Als je bijna wekelijks geconfronteerd wordt met sterkere ploegen, waarvan het bijna onmogelijk is om te winnen en je houdt er altijd maar de moed in, dan ben je uit het goede hout gesneden, vind ik. ‘Mensen denken dat ik stop vanwege het gebrek aan resultaten, maar dat is echt niet zo’, bezweert ze. ‘Dan was ik jaren geleden al wel gestopt’, voegt ze er stellig aan toe. Ik geloof haar op haar woord. Mirjam Hulsman stond altijd klaar en klaagde nooit, ook niet als er weer eens een grote nederlaag geleden werd. Ze hield er altijd de moed in. Ze was er altijd. Door de week op de trainingsavonden en iedere zaterdag, als er een wedstrijd op het programma stond. Maar stilaan ging het toch wel een beetje knagen, al die tijd die ze aan haar clubje besteedde en de tijd die ze daardoor miste om andere dingen te kunnen doen. Meer en meer bekroop haar de wens haar tijd ook eens in iets anders te kunnen steken dan altijd alleen maar de voetbal. Niet dat het haar tegen begon te staan, maar gewoon om vrij te zijn om andere dingen te doen. Ze ging er steeds vaker aan denken. Niet zo lang geleden hakte Mirjam de knoop door. Ze meldde bij het bestuur en bij ‘haar’ jongens dat ze ging kappen met haar werk als verzorgster. ‘En ook andere dingen ga ik voorlopig niet meer voor club doen’, vertelde ze mij een maandje geleden. Maar ze hield meteen een slag om de arm. ‘Ik heb dan wel gezegd dat ik overal mee stop, maar als ze echt helemaal knijp komen te zitten en ze kunnen niemand anders vinden, dan wil ik nog wel eens een keertje komen helpen’, zei ze.
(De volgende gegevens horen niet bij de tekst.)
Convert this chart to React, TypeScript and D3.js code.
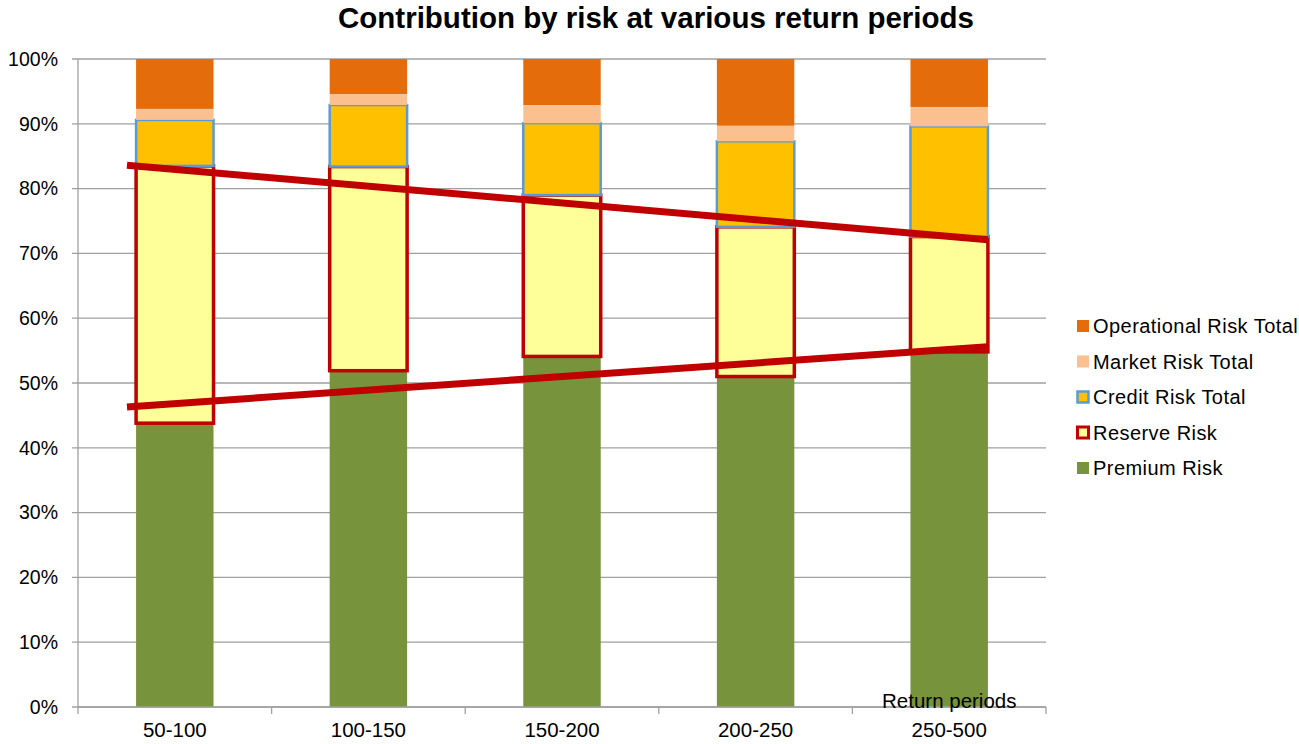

Het zal een vreemd gezicht zijn, straks bij Simonshaven in de dug-out: geen Mirjam Hulsman meer te zien. Aanstaande zaterdag zal haar laatste wedstrijd zijn. Dan spelen haar jongens thuis tegen Poortugaal. Daarna wordt ze uitgeluid, is er in de kantine gelegenheid om afscheid van haar te nemen. ‘Je mag ook een biertje komen drinken, hoor’, zei ze tegen me. Ik denk dat ik het zaterdag maar ga doen. Mirjam is een gouwe en ik weet nu al dat ik haar straks ga missen.